The roads were dangerous, the weather probably was bad, and in general they were pulled away from their life. One thing went wrong after another. They finally got to the town of Bethlehem, but they couldn’t find a place to stay.
We know this story, but think about it again, now. Think about how you might feel if you had to travel during the Christmas season, the airports shut down, and all the local hotels were booked.
Think about how you feel when you go to the store, to many stores, and can’t find that thing—that ingredient or that perfect present—no matter where you go. Think about the frustrations that come with visiting family (after all Joseph had to go to the town where his family originated).
We like to reflect on peace and stillness, and get annoyed with all the frustrations pulling us away from our ‘proper’ religious focus. Only, it’s precisely with those frustrations that we can understand the fullness, the glory, of the incarnation. God isn’t this otherworldly being, away from us, distant from us, separated.
Jesus wasn’t this still, little child in this nicely arranged nativity scene—put the shepherds over there, and Mary and Joseph standing beside the small little manger, with maybe an angel or two off to the side and the wise men hovering over the manger right behind Mary and Joseph.
The nativity was messy.
It was a barn and a stable.
Birth is messy. Travel is messy.
It’s all messy and it’s all frustrating and it’s the sort of thing that makes a person confused and angry about why everything seems to be going wrong, the best laid plans going awry no matter how much we try to get things going right.

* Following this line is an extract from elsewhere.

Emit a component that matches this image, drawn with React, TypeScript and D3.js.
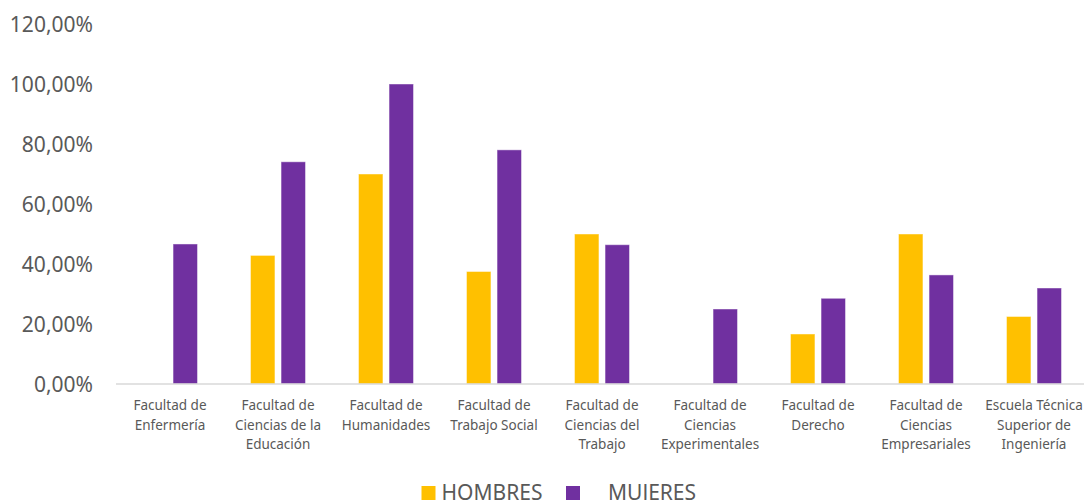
import React from "react";
import * as d3 from "d3";

const categories = [
  "Facultad de Enfermería",
  "Facultad de Ciencias de la Educación",
  "Facultad de Humanidades",
  "Facultad de Trabajo Social",
  "Facultad de Ciencias del Trabajo",
  "Facultad de Ciencias Experimentales",
  "Facultad de Derecho",
  "Facultad de Ciencias Empresariales",
  "Escuela Técnica Superior de Ingeniería",
];
const categoryLines = [
  ["Facultad de", "Enfermería"],
  ["Facultad de", "Ciencias de la", "Educación"],
  ["Facultad de", "Humanidades"],
  ["Facultad de", "Trabajo Social"],
  ["Facultad de", "Ciencias del", "Trabajo"],
  ["Facultad de", "Ciencias", "Experimentales"],
  ["Facultad de", "Derecho"],
  ["Facultad de", "Ciencias", "Empresariales"],
  ["Escuela Técnica", "Superior de", "Ingeniería"],
];
const hombres = [0, 42.86, 70, 37.5, 50, 0, 16.67, 50, 22.5];
const mujeres = [46.67, 74.07, 100, 78.05, 46.43, 25, 28.57, 36.36, 32];
const seriesNames = ["HOMBRES", "MUJERES"];
const seriesColors = ["#FFC000", "#7030A0"];
const yTicks = [0, 20, 40, 60, 80, 100, 120];

const W = 1084;
const H = 500;
const FONT = "'Noto Sans', 'Open Sans', sans-serif";
const TEXT = "#595959";

const locale = d3.formatLocale({
  decimal: ",",
  thousands: ".",
  grouping: [3],
  currency: ["", "€"],
});
const fmt = (v: number) => locale.format(".2f")(v) + "%";

export default function App() {
  const x = d3.scaleBand<string>().domain(categories).range([116, 1088]).paddingInner(0).paddingOuter(0);
  const inner = d3.scaleBand<string>().domain(seriesNames).range([0, 55]).paddingInner(0.2).paddingOuter(0);
  const y = d3.scaleLinear().domain([0, 120]).range([384, 24]);
  const series = [hombres, mujeres];

  return (
    <svg
      width={W}
      height={H}
      style={{ position: "absolute", left: 0, top: 0, background: "#fff" }}
    >
      <rect x={0} y={0} width={W} height={H} fill="#fff" />
      {yTicks.map((t) => (
        <text
          key={t}
          x={93}
          y={y(t) + 7.5}
          textAnchor="end"
          fontFamily={FONT}
          fontSize={21}
          fill={TEXT}
        >
          {fmt(t)}
        </text>
      ))}
      {series.map((vals, si) =>
        vals.map((v, i) => {
          if (v <= 0) return null;
          const cx = (x(categories[i]) as number) + x.bandwidth() / 2;
          const bx = cx - 27.5 + (inner(seriesNames[si]) as number);
          return (
            <rect
              key={`${si}-${i}`}
              x={bx}
              y={y(v)}
              width={inner.bandwidth()}
              height={y(0) - y(v)}
              fill={seriesColors[si]}
              stroke="#ffffff"
              strokeOpacity={0.45}
              strokeWidth={1}
            />
          );
        })
      )}
      <line x1={116} x2={1088} y1={y(0)} y2={y(0)} stroke="#D9D9D9" strokeWidth={1.5} />
      {categoryLines.map((lines, i) => {
        const cx = (x(categories[i]) as number) + x.bandwidth() / 2;
        return (
          <text
            key={i}
            textAnchor="middle"
            fontFamily={FONT}
            fontSize={13.5}
            fill={TEXT}
          >
            {lines.map((l, j) => (
              <tspan key={j} x={cx} y={410 + j * 19.5}>
                {l}
              </tspan>
            ))}
          </text>
        );
      })}
      {seriesNames.map((s, si) => {
        const lx = [421.5, 566][si];
        return (
          <g key={s}>
            <rect x={lx} y={486} width={14} height={14} fill={seriesColors[si]} />
            <text
              x={[441.5, 608][si]}
              y={500}
              fontFamily={FONT}
              fontSize={21}
              fill={TEXT}
            >
              {s}
            </text>
          </g>
        );
      })}
    </svg>
  );
}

To this, God entered into this world. Into this, was Jesus born.
In the midst of the messiness and frustration and distraction, God became a human, participating with us so as to restore us.
We want to ignore the trappings of real life when we create our Christmas worship. Only that’s precisely what God didn’t want to ignore.
It came to pass in the midst of messiness. That’s the way of God’s work with humanity. It does not lift us out and away, it leads us through the times of wilderness and struggle, forming us and shaping us, creating us anew.
The earliest Christians called their faith The Way, and that’s because it was precisely in the midst of struggles and frustrations that Christ gave a new way of living, one that resonates the work of God even, and especially, when things just don’t seem to be going right.
And that’s precisely the place where God enters in, joining with us, bringing life and hope.
When it is messy, when it is loud, when everything seems out of hand, God is with us, incarnated among us, joining together in our struggles right when they seem the most overwhelming.
We don’t ignore the struggles. We look for the God who became a baby in the midst of a messy, awkward, frustrating manger. Because we know this incarnation means all things are made new.
And, no doubt, that little Lord Jesus cried. Because that’s what babies do.
Thanks be to God.
Amy re-wrote the lyrics to this carol that I think better fits the truth and our situations.
Away in a manger, no crib for a bed
The little Lord Jesus lays down His sweet head
Dirty and smelly, the family of three
Exhausted from labor and from their journey
The cattle are noisy, the poor baby wakes
Mary, still bloody, no pain meds she takes
She swaddles him up in the clothes that they brought
And feeds and burps him like Elizabeth taught
The rest of the town sleeps in homes and hotels
Ignorant of wonders the angel foretells
The shepherds arrive in amazement and joy
The last in the culture are first to the boy
The Way in a manger, the Truth and the Life
He enters right into the mess and the strife
A crib laid with diamonds and gold He deserved
He came to serve others, not to be served
Merry Christmas and Happy Long-Awaited New Year!